Great Balls of Fire, the biopic of rock singer
Jerry Lee Lewis, was released during the summer of 1989. The movie was
based on the book written by Murray Silver, who spent three years from
1979 through 1981 documenting the most devastating period of Lewis’s
life while tracking down dozens of leads for a historical perspective.
Many writers had tried but none had succeeded in delivering the goods.
Not only did Silver render the definitive work on Lewis, he managed to
avoid being shot by his subject and was spared the same fate visited
upon so many of Lewis’s friends who became addicted to drugs and awash
in alcohol. Silver’s book and the movie it spawned made Lewis a star all
over again, catapulting him into the inaugural class of the Rock and
Roll Hall of Fame. So that when Dr. George Nichopoulos finally decided
to write a book about his experiences as personal physician to Elvis
Presley, Jerry Lee Lewis told him that Murray Silver was the best man
for the job.
Since Presley’s death in 1977, Dr. Nick had been
besieged by offers for interviews, books and television appearances, all
of which he had refused. The autopsy, which had not been released to the
public, had been sharply attacked for inadequacy and inaccuracy, and Dr.

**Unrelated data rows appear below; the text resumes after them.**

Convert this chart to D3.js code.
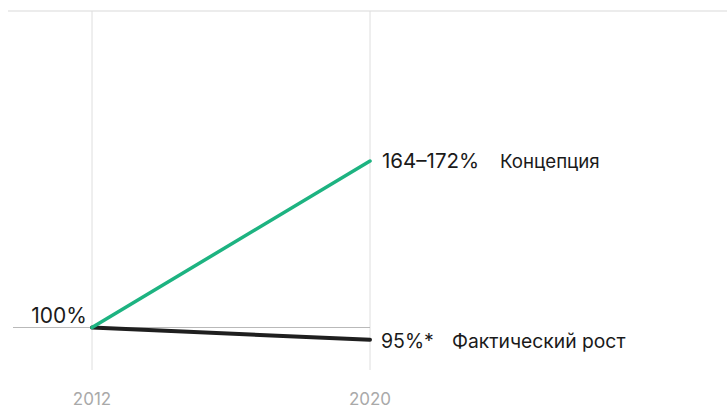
<!DOCTYPE html>
<html><head><meta charset="utf-8">
<script src="https://cdn.jsdelivr.net/npm/d3@7"></script>
<style>body{margin:0;background:#fff}svg{display:block}</style>
</head><body><svg id="c" width="727" height="409"></svg>
<script>
const years = [2012, 2020];
const concept = [100, 168];
const actual = [100, 95];
const startLabel = "100%";
const conceptValueLabel = "164–172%";
const conceptName = "Концепция";
const actualValueLabel = "95%*";
const actualName = "Фактический рост";

const svg = d3.select("#c");
const font = "Inter, 'Noto Sans', sans-serif";
const x = d3.scaleLinear().domain(years).range([92, 370]);
const y = d3.scaleLinear().domain([100, 168]).range([327.5, 161]);

// top rule
svg.append("line").attr("x1", 8).attr("x2", 727).attr("y1", 11).attr("y2", 11)
  .attr("stroke", "#e6e6e6").attr("stroke-width", 1.5);
// vertical grid lines
years.forEach(yr => {
  svg.append("line").attr("x1", x(yr)).attr("x2", x(yr)).attr("y1", 11).attr("y2", 370)
    .attr("stroke", "#dedede").attr("stroke-width", 1);
});
// baseline at 100%
svg.append("line").attr("x1", 13).attr("x2", x(2020)).attr("y1", y(100)).attr("y2", y(100))
  .attr("stroke", "#b9b9b9").attr("stroke-width", 1.2);

const line = d3.line().x((d, i) => x(years[i])).y(d => y(d));
svg.append("path").datum(actual).attr("d", line).attr("fill", "none")
  .attr("stroke", "#1f1f1f").attr("stroke-width", 4).attr("stroke-linecap", "round");
svg.append("path").datum(concept).attr("d", line).attr("fill", "none")
  .attr("stroke", "#1db381").attr("stroke-width", 3.5).attr("stroke-linecap", "round");

// year labels
years.forEach(yr => {
  svg.append("text").attr("x", x(yr)).attr("y", 405).attr("text-anchor", "middle")
    .attr("font-family", font).attr("font-size", 17).attr("fill", "#a9a9a9").text(yr);
});

svg.append("text").attr("x", 87).attr("y", 323).attr("text-anchor", "end")
  .attr("font-family", font).attr("font-size", 21).attr("fill", "#1a1a1a").text(startLabel);

svg.append("text").attr("x", 382).attr("y", y(168) + 7).attr("font-family", font)
  .attr("font-size", 20.5).attr("fill", "#1a1a1a").text(conceptValueLabel);
svg.append("text").attr("x", 500).attr("y", y(168) + 7).attr("font-family", font)
  .attr("font-size", 18.7).attr("fill", "#1a1a1a").text(conceptName);

svg.append("text").attr("x", 381).attr("y", y(95) + 8).attr("font-family", font)
  .attr("font-size", 19.5).attr("fill", "#1a1a1a").text(actualValueLabel);
svg.append("text").attr("x", 452).attr("y", y(95) + 8).attr("font-family", font)
  .attr("font-size", 19.3).attr("fill", "#1a1a1a").text(actualName);
</script></body></html>
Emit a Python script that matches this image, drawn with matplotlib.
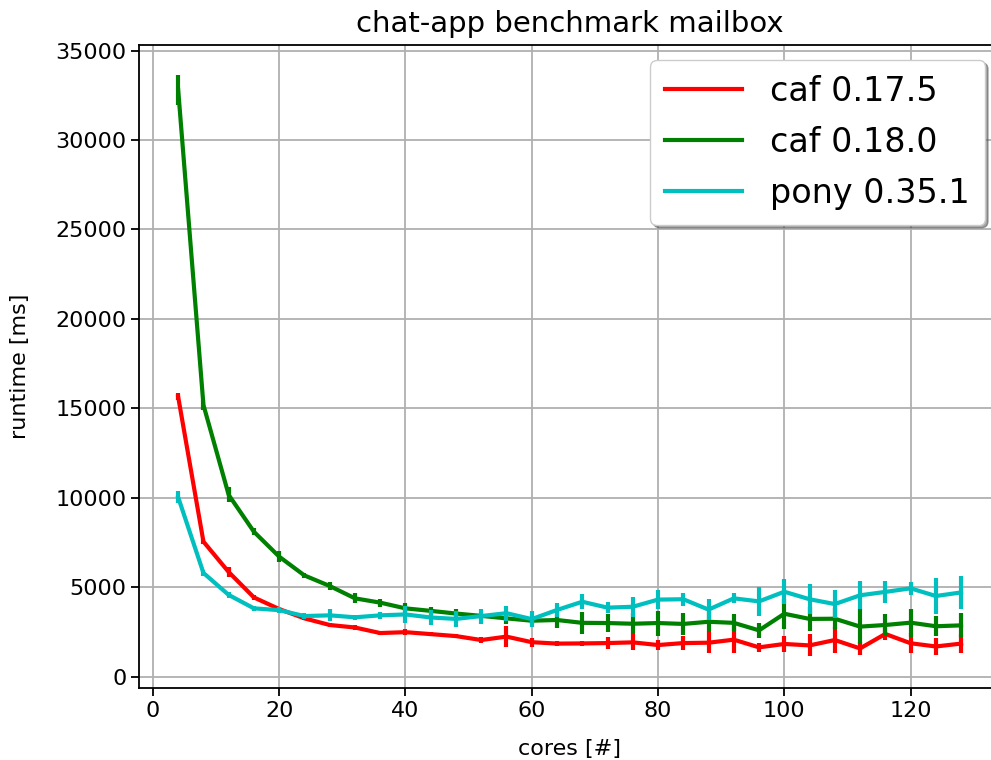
import matplotlib
matplotlib.use("Agg")
import matplotlib.pyplot as plt

cores = [4, 8, 12, 16, 20, 24, 28, 32, 36, 40, 44, 48, 52, 56, 60, 64,
         68, 72, 76, 80, 84, 88, 92, 96, 100, 104, 108, 112, 116, 120, 124, 128]

caf_0175 = [15640, 7550, 5850, 4430, 3780, 3260, 2890, 2750, 2440, 2490, 2380, 2270,
            2050, 2240, 1930, 1850, 1860, 1880, 1920, 1770, 1880, 1900, 2070, 1640,
            1830, 1750, 2050, 1580, 2390, 1870, 1690, 1850]
caf_0175_err = [200, 120, 300, 150, 100, 100, 100, 120, 100, 150, 120, 100,
                190, 580, 250, 120, 150, 350, 450, 280, 400, 600, 750, 260,
                450, 620, 720, 350, 330, 570, 490, 540]

caf_0180 = [32800, 15190, 10160, 8100, 6710, 5660, 5070, 4380, 4140, 3820, 3680, 3530,
            3400, 3260, 3130, 3170, 3010, 3000, 2960, 3000, 2950, 3070, 3010, 2590,
            3520, 3230, 3240, 2800, 2890, 3020, 2820, 2870]
caf_0180_err = [840, 300, 420, 200, 300, 150, 200, 280, 230, 280, 230, 280,
                150, 300, 200, 420, 620, 510, 600, 700, 600, 560, 470, 420,
                840, 650, 600, 980, 600, 790, 560, 670]

pony_0351 = [10030, 5800, 4570, 3820, 3720, 3390, 3430, 3320, 3430, 3480, 3310, 3230,
             3390, 3550, 3220, 3730, 4190, 3860, 3910, 4310, 4330, 3750, 4380, 4210,
             4750, 4330, 4060, 4550, 4740, 4940, 4510, 4710]
pony_0351_err = [330, 150, 150, 150, 150, 150, 340, 150, 200, 470, 440, 460,
                 420, 420, 460, 370, 420, 300, 560, 510, 370, 580, 280, 790,
                 700, 840, 790, 790, 600, 370, 1020, 930]

series = [
    ("caf 0.17.5", caf_0175, caf_0175_err, "r"),
    ("caf 0.18.0", caf_0180, caf_0180_err, "g"),
    ("pony 0.35.1", pony_0351, pony_0351_err, "c"),
]

fig = plt.figure(figsize=(9.91, 7.6), dpi=100)
ax = fig.add_axes([0.1403, 0.0943, 0.869, 0.8465])

for label, vals, err, col in series:
    ax.plot(cores, vals, color=col, lw=3, label=label)
    ax.errorbar(cores, vals, yerr=err, fmt="none", ecolor=col, elinewidth=3)

ax.set_xlim(-2.2, 134.2)
ax.set_ylim(-650, 35310)
ax.set_xticks([0, 20, 40, 60, 80, 100, 120])
ax.set_yticks([0, 5000, 10000, 15000, 20000, 25000, 30000, 35000])
ax.grid(True, color="#b0b0b0", lw=1.3)
ax.set_axisbelow(True)

ax.tick_params(labelsize=16, length=5.6, width=1.3)
for sp in ax.spines.values():
    sp.set_linewidth(1.3)

ax.set_title("chat-app benchmark mailbox", fontsize=21, pad=9)
ax.set_xlabel("cores [#]", fontsize=16, labelpad=13)
ax.set_ylabel("runtime [ms]", fontsize=16, labelpad=18)

ax.legend(loc="upper right", fontsize=24, shadow=True, fancybox=True,
          handlelength=2.3, handletextpad=0.85, labelspacing=0.54,
          borderpad=0.45, borderaxespad=0.45)

fig.savefig("out.png", dpi=100)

Nick’s reputation was repeatedly questioned. His silence created an air
of mystery and intrigue, leading many observers to surmise that he was
responsible for Presley’s death while others thought that the lack of a
published finding could only mean that Elvis was alive and living in
seclusion. Not even the lure of a $1 million advance from Doubleday
associate editor Jacqueline Kennedy Onassis could get so much as a
single word out of Dr. Nick.
After a dozen years spent in denial, Dr. Nick
realized that the controversy surrounding Presley’s death was never
going to end—at least, not until he perfected the record. Attempts were
made on his life and attempts were made to rid him of his medical
license, but it wasn’t until Geraldo Rivera ambushed Dr. Nick on
national television and accused him of killing Elvis by over-prescribing
medications that he was forced to break his silence. While Murray Silver
was in Memphis making his movie, Dr. Nick asked him to take up his cause
at Silver’s earliest convenience. In January 1990, Silver left his home
in Atlanta and moved to Memphis to help Dr. Nick write the most
explosive story in the history of popular culture.
It didn’t take long for word of the collaboration to
spread. Once the media got hold of it, there was a mad rush to Memphis
to find out if it was true that Dr. Nick was going to reveal the
shocking details of Presley’s murder by someone in his inner circle.
Speculations ran wild as to whom the culprit could be, and before Silver
could finish the book it was already being hotly debated on every
tabloid television show in America. The situation quickly got out of
hand.
And then an odd thing happened: Hounded by camera
crews that chased him down the hallways of hospitals, Dr. Nick was
forced to fend them off by denying he was writing a book—and if he
was writing a book, murder was not his contention. Silver was made
to look like a nutcase; Elvis’s old cronies came out of the woodwork to
denounce Dr. Nick as a quack, and their book has never been published.
In a rather bizarre twist, the very same publishers that rejected Dr.
Nick’s book instead turned out books by other writers who merely guessed
at what Dr. Nick’s book would’ve been about had it been published!
As Operation Desert Shield turned into Desert Storm,
the storm that swirled around Dr. Nick was pushed off the front pages of
newspapers until the Tennessee board of medical examiners lifted his
license in 1995, and details of his having improperly dispensed
potentially addictive drugs to his patients were a hot topic once again.
Dr. Nick tried unsuccessfully to have his license reinstated and
would wait three years for things to quiet down before making a renewed
attempt. Having nothing else to do, he became Jerry Lee Lewis’s tour
manager for a while. And when that got old quick, 72-year-old George
Nichopoulos worked the graveyard shift in the Federal Express personnel
department.
What happened to Murray Silver shouldn’t have
happened to a dog: his talent trampled upon and his faith belied, he
fled Memphis in the dead of night to avoid attempts on his life by any
number of shady drug dealers who mistakenly thought Silver had stumbled
upon some great plot to kill Elvis Presley which they would be caught up
in. The facts of Silver’s book may have been questioned but there was no
doubt that the threat to him was very real: when the Memphis police
could no longer guarantee his safety, he disappeared.